Reinforcement Learning (DQN) tutorial bugs

Hi!

I’ve installed PyTorch from source (yesterday master) and Reinforcement Learning (DQN) tutorial needs couple tweaks to run :wink: Can I update it with PR or you will do this? Problems are as follows (I refer to downloaded Python source):

Line 449: _, reward, done, _ = env.step(action**.cpu().numpy()**[0, 0]), accessing torch.Tensor element no longer returns value, it’s needed to convert it to numpy explicitly. Note that I don’t use CUDA, but converting it to cpu doesn’t hurt me but is needed for CUDA case.

Line 414: expected_state_action_values = Variable(expected_state_action_values.data**.view(-1, 1)**), without adding this dummy dim further in code (line 417) there are problems with F.smooth_l1_loss(...).

And of course tourch.no_grad() should be used, but it’s not in official release for now so I omit it.

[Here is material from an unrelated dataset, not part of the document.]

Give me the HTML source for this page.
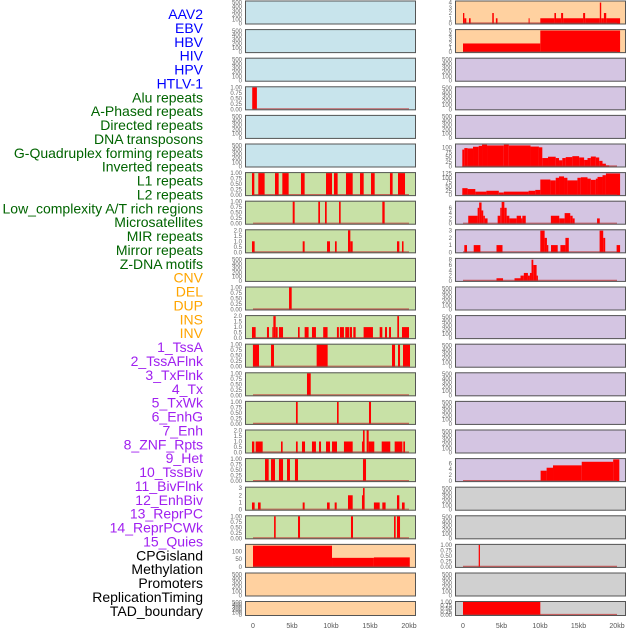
<!DOCTYPE html>
<html><head><meta charset="utf-8"><style>
html,body{margin:0;padding:0;background:#fff;width:630px;height:630px;overflow:hidden}
svg{display:block;font-family:"Liberation Sans",sans-serif}
</style></head><body>
<svg id="chart" width="630" height="630" viewBox="0 0 630 630"></svg>
<script>
const trackLabels=["AAV2","EBV","HBV","HIV","HPV","HTLV-1","Alu repeats","A-Phased repeats","Directed repeats","DNA transposons","G-Quadruplex forming repeats","Inverted repeats","L1 repeats","L2 repeats","Low_complexity A/T rich regions","Microsatellites","MIR repeats","Mirror repeats","Z-DNA motifs","CNV","DEL","DUP","INS","INV","1_TssA","2_TssAFlnk","3_TxFlnk","4_Tx","5_TxWk","6_EnhG","7_Enh","8_ZNF_Rpts","9_Het","10_TssBiv","11_BivFlnk","12_EnhBiv","13_ReprPC","14_ReprPCWk","15_Quies","CPGisland","Methylation","Promoters","ReplicationTiming","TAD_boundary"];
const labelColors=["#0000ff","#0000ff","#0000ff","#0000ff","#0000ff","#0000ff","#006400","#006400","#006400","#006400","#006400","#006400","#006400","#006400","#006400","#006400","#006400","#006400","#006400","#ffa500","#ffa500","#ffa500","#ffa500","#ffa500","#a020f0","#a020f0","#a020f0","#a020f0","#a020f0","#a020f0","#a020f0","#a020f0","#a020f0","#a020f0","#a020f0","#a020f0","#a020f0","#a020f0","#a020f0","#000","#000","#000","#000","#000"];
const xTicks=[0,5,10,15,20];
const xTickLabels=["0","5kb","10kb","15kb","20kb"];
const T500=[0,100,200,300,400,500], T1=[0,0.25,0.5,0.75,1], T2=[0,0.5,1,1.5,2];
// segments: [startKb, endKb, value]
const L_alu=[[-0.1,0.5,1]];
const L_r6=[[-0.13,0.17,1],[0.68,1.49,1],[2.82,3.29,1],[3.76,4.57,1],[6.15,6.62,1],[9.36,10.13,1],[10.38,10.85,1],[11.92,12.78,1],[13.72,14.19,1],[15.13,15.6,1],[17.56,17.9,1],[18.59,19.49,1]];
const L_r7=[[5.09,5.34,1],[8.37,8.59,1],[9.23,9.45,1],[11.03,11.24,1],[16.58,16.88,1]];
const L_r8=[[-0.13,0.21,1],[6.37,6.62,1],[9.49,9.87,1],[10.51,10.73,1],[12.18,12.48,2],[12.48,12.78,1],[18.46,18.76,1],[19.1,19.3,1]];
const L_r10=[[4.62,4.96,1]];
const L_r11=[[-0.13,0.34,1],[1.79,2.05,1],[2.48,2.61,1],[2.61,2.91,2],[2.91,3.16,1],[3.33,3.85,1],[5.77,5.98,1],[6.62,7.13,1],[7.56,8.07,1],[9.0,9.56,1],[10.76,11.01,1],[11.14,11.66,1],[11.83,12.35,1],[12.43,12.69,1],[12.86,13.16,1],[14.18,15.38,1],[16.24,16.58,1],[16.92,17.18,1],[17.44,17.69,1],[18.5,18.72,2],[19.1,20.0,1]];
const L_r12=[[-0.01,0.77,1],[2.31,2.69,1],[8.16,9.57,1],[17.82,18.21,1],[18.59,18.85,1],[19.23,20.13,1]];
const L_r13=[[6.92,7.4,1]];
const L_r14=[[5.51,5.73,1],[10.77,10.98,1],[14.87,15.13,1]];
const L_r15=[[-0.13,0.17,1],[0.34,1.24,1],[3.59,3.8,1],[5.51,5.73,1],[6.28,6.67,1],[7.56,8.07,1],[8.46,8.72,1],[9.36,9.87,1],[10.13,10.77,1],[11.66,12.78,1],[13.97,14.1,1],[14.1,14.31,2],[14.57,14.83,2],[14.83,15.55,1],[16.5,17.6,1],[18.16,19.15,1],[19.27,19.49,1]];
const L_r16=[[1.54,2.01,1],[2.31,2.82,1],[3.33,3.85,1],[4.36,4.74,1],[5.38,5.77,1],[14.1,14.49,1]];
const L_r17=[[-0.13,0.21,1],[0.64,0.98,1],[6.37,6.62,1],[9.49,9.83,1],[10.47,10.73,1],[12.18,12.78,2],[13.97,14.1,2],[14.1,14.31,3],[15.5,16.24,1],[16.58,17.0,1],[18.46,18.76,2],[19.1,19.44,1]];
const L_r18=[[2.7,2.91,1],[5.77,6.03,1],[12.56,12.82,1],[18.08,18.29,1],[18.46,18.85,1]];
const L_meth=[[0,10.13,136],[10.13,15.5,58],[15.5,20.1,61]];
const R_r0=[[0,0.17,2],[0.17,0.43,1],[0.78,0.99,1],[3.8,4.0,2],[4.27,4.48,1],[8.52,8.65,1],[10.04,11.87,1],[11.87,12.08,2],[12.08,12.74,1],[12.74,13.0,2],[13.0,15.6,1],[15.6,15.86,2],[15.86,17.77,1],[17.77,17.95,4],[17.95,18.3,1],[18.3,18.6,2],[18.6,20.4,1]];
const R_r1=[[0,10.04,2],[10.04,20.4,5]];
const R_r5=[[-0.09,0.17,90],[0.17,0.6,98],[0.6,1.3,96],[1.3,2.04,105],[2.04,2.47,110],[2.47,3.12,116],[3.12,5.3,112],[5.3,5.95,116],[5.95,8.77,112],[8.77,9.86,106],[9.86,10.3,102],[10.3,11.04,45],[11.04,12.04,52],[12.04,12.47,45],[12.47,12.9,33],[12.9,13.34,45],[13.34,14.2,50],[14.2,15.08,55],[15.08,15.73,48],[15.73,16.17,35],[16.17,16.6,45],[16.6,17.25,53],[17.25,17.69,48],[17.69,18.12,30],[18.12,18.56,15],[18.56,18.99,6]];
const R_r6=[[-0.09,0.6,40],[0.6,1.6,35],[1.6,3.04,20],[3.04,4.65,25],[4.65,5.3,15],[5.3,8.52,20],[8.52,9.39,25],[9.39,10.04,30],[10.04,11.35,90],[11.35,12.04,85],[12.04,12.47,100],[12.47,13.12,108],[13.12,13.56,100],[13.56,14.86,85],[14.86,15.3,100],[15.3,16.17,103],[16.17,16.6,95],[16.6,17.25,88],[17.25,17.47,95],[17.47,18.12,105],[18.12,18.56,115],[18.56,20.4,125]];
const R_r7=[[0.68,1.9,3],[1.9,2.1,6],[2.1,2.41,8],[2.41,2.63,5],[2.63,2.84,3],[2.84,3.19,2],[4.5,4.84,3],[4.84,5.02,6],[5.02,5.37,8.2],[5.37,5.67,6],[5.67,6.02,3],[6.02,6.97,2],[6.97,7.54,3],[7.54,7.71,2],[7.71,8.15,3],[11.41,12.5,3],[12.5,13.2,2],[13.2,13.93,4],[13.93,14.24,3],[14.24,14.5,2],[17.41,17.76,2]];
const R_r8=[[0.17,0.52,1],[1.39,2.26,1],[4.35,5.13,1],[10.04,10.6,3],[10.6,10.9,2],[10.9,11.08,1],[11.43,12.3,1],[12.65,13.3,1],[13.3,13.74,2],[17.74,18.21,3],[18.21,18.47,2],[19.95,20.4,1]];
const R_r9=[[4.35,5.2,1],[6.69,7.47,1],[7.47,7.9,2],[7.9,8.43,3],[8.43,8.69,2],[8.69,8.9,3],[8.9,9.13,8],[9.13,9.56,6],[9.56,9.73,2]];
const R_r16=[[10.08,10.86,3.5],[10.86,11.69,4.5],[11.69,15.42,5.3],[15.42,19.5,6.5],[19.5,20.3,7.3]];
const R_r19=[[2.04,2.2,1]];
const R_r21=[[0,10.04,1]];

const BLUE="#c8e4ec",GREEN="#c8e1a6",PEACH="#ffd1a0",PURP="#d4c5e2",GRAY="#d0d0d0";
// panel specs: [column, row, bg, data, ymax, ticks, tickDecimals, baseline]
const panels=[
 ["L",0,BLUE,null,520,T500,0],["L",1,BLUE,null,520,T500,0],["L",2,BLUE,null,520,T500,0],
 ["L",3,BLUE,L_alu,1,T1,2],["L",4,BLUE,null,520,T500,0],["L",5,BLUE,null,520,T500,0],
 ["L",6,GREEN,L_r6,1,T1,2],["L",7,GREEN,L_r7,1,T1,2],["L",8,GREEN,L_r8,2,T2,1],
 ["L",9,GREEN,null,520,T500,0],["L",10,GREEN,L_r10,1,T1,2],["L",11,GREEN,L_r11,2,T2,1],
 ["L",12,GREEN,L_r12,1,T1,2],["L",13,GREEN,L_r13,1,T1,2],["L",14,GREEN,L_r14,1,T1,2],
 ["L",15,GREEN,L_r15,2,T2,1],["L",16,GREEN,L_r16,1,T1,2],["L",17,GREEN,L_r17,3.05,[0,1,2,3],0],
 ["L",18,GREEN,L_r18,1,T1,2],["L",19,PEACH,L_meth,141,[0,50,100],0],["L",20,PEACH,null,520,T500,0],["L",21,PEACH,null,520,T500,0],
 ["R",0,PEACH,R_r0,4.2,[0,1,2,3,4],0],["R",1,PEACH,R_r1,5.1,[0,1,2,3,4,5],0],["R",2,PURP,null,520,T500,0],
 ["R",3,PURP,null,520,T500,0],["R",4,PURP,null,520,T500,0],["R",5,PURP,R_r5,117,[0,25,50,75,100],0],
 ["R",6,PURP,R_r6,127,[0,25,50,75,100,125],0],["R",7,PURP,R_r7,8.3,[0,2,4,6],0],["R",8,PURP,R_r8,3.05,[0,1,2,3],0],
 ["R",9,PURP,R_r9,8.3,[0,2,4,6,8],0],["R",10,PURP,null,520,T500,0],["R",11,PURP,null,520,T500,0],
 ["R",12,PURP,null,520,T500,0],["R",13,PURP,null,520,T500,0],["R",14,PURP,null,520,T500,0],
 ["R",15,PURP,null,520,T500,0],["R",16,PURP,R_r16,7.4,[0,2,4,6],0],["R",17,GRAY,null,520,T500,0],
 ["R",18,GRAY,null,520,T500,0],["R",19,GRAY,R_r19,1,T1,2],["R",20,GRAY,null,520,T500,0],["R",21,GRAY,R_r21,1,T1,2]
];
const NS="http://www.w3.org/2000/svg";
const svg=document.getElementById("chart");
function mk(tag,attrs,parent){const e=document.createElementNS(NS,tag);for(const k in attrs)e.setAttribute(k,attrs[k]);(parent||svg).appendChild(e);return e;}
const colGeom={L:{x0:245,x1:416,k0:253,k20:409},R:{x0:455,x1:626,k0:463,k20:617}};
function xScale(col,kb){const g=colGeom[col];return g.k0+(g.k20-g.k0)*kb/20;}
function rowTop(r){return r<21?0.5+28.6*r:601;}
function rowH(r){return r<21?24:15;}

// labels
trackLabels.forEach((t,i)=>{
  const e=mk("text",{x:203,y:14+i*13.88+5,"text-anchor":"end","font-size":"14",fill:labelColors[i]});
  e.textContent=t;
  
  
});

panels.forEach(p=>{
  const [col,row,bg,data,ymax,ticks,dec]=p;
  const g=colGeom[col];const top=rowTop(row),h=rowH(row);
  const grp=mk("g",{});
  
  
  mk("rect",{x:g.x0,y:top,width:g.x1-g.x0,height:h,fill:bg},grp);
  const yS=v=>top+h-1-(h-2)*v/ymax;
  if(data){
    data.forEach(s=>{
      const xa=xScale(col,s[0]),xb=xScale(col,s[1]);
      const r=mk("rect",{x:xa,y:yS(s[2]),width:Math.max(1,xb-xa),height:yS(0)-yS(s[2]),fill:"#ff0000"},grp);
      
      
    });
    mk("line",{x1:xScale(col,0),x2:xScale(col,20),y1:top+h-1.5,y2:top+h-1.5,stroke:"#c03030","stroke-width":1.2,opacity:0.7},grp);
  }
  mk("rect",{x:g.x0+0.5,y:top+0.5,width:g.x1-g.x0-1,height:h-1,fill:"none",stroke:"#555","stroke-width":1},grp);
  ticks.forEach(t=>{
    const tx=mk("text",{x:g.x0-3,y:yS(t)+2,"text-anchor":"end","font-size":"6",fill:"#666"},grp);
    tx.textContent=t.toFixed(dec);
    
    
  });
});
// x axes
["L","R"].forEach(col=>{
  xTicks.forEach((t,i)=>{
    const tx=mk("text",{x:xScale(col,t),y:628,"text-anchor":"middle","font-size":"7",fill:"#555"});
    tx.textContent=xTickLabels[i];
    
    
  });
});
</script>
</body></html>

We haven’t updated the tutorials yet because we haven’t officially released pytorch 0.4 yet. They’ll be released when that happens :slight_smile:

Oh I see, thanks then :slight_smile:

What will happen if in case all sampled states have next state as None

if len(memory) < BATCH_SIZE:
        return
transitions = memory.sample(BATCH_SIZE)
batch = Transition(*zip(*transitions))

# Compute a mask of non-final states and concatenate the batch elements
non_final_mask = torch.tensor(tuple(map(lambda s: s is not None,
                                      batch.next_state)), device=device, dtype=torch.uint8)
non_final_next_states = torch.cat([s for s in batch.next_state
                                            if s is not None])
state_batch = torch.cat(batch.state)
action_batch = torch.cat(batch.action)
reward_batch = torch.cat(batch.reward)

Is this is a bug?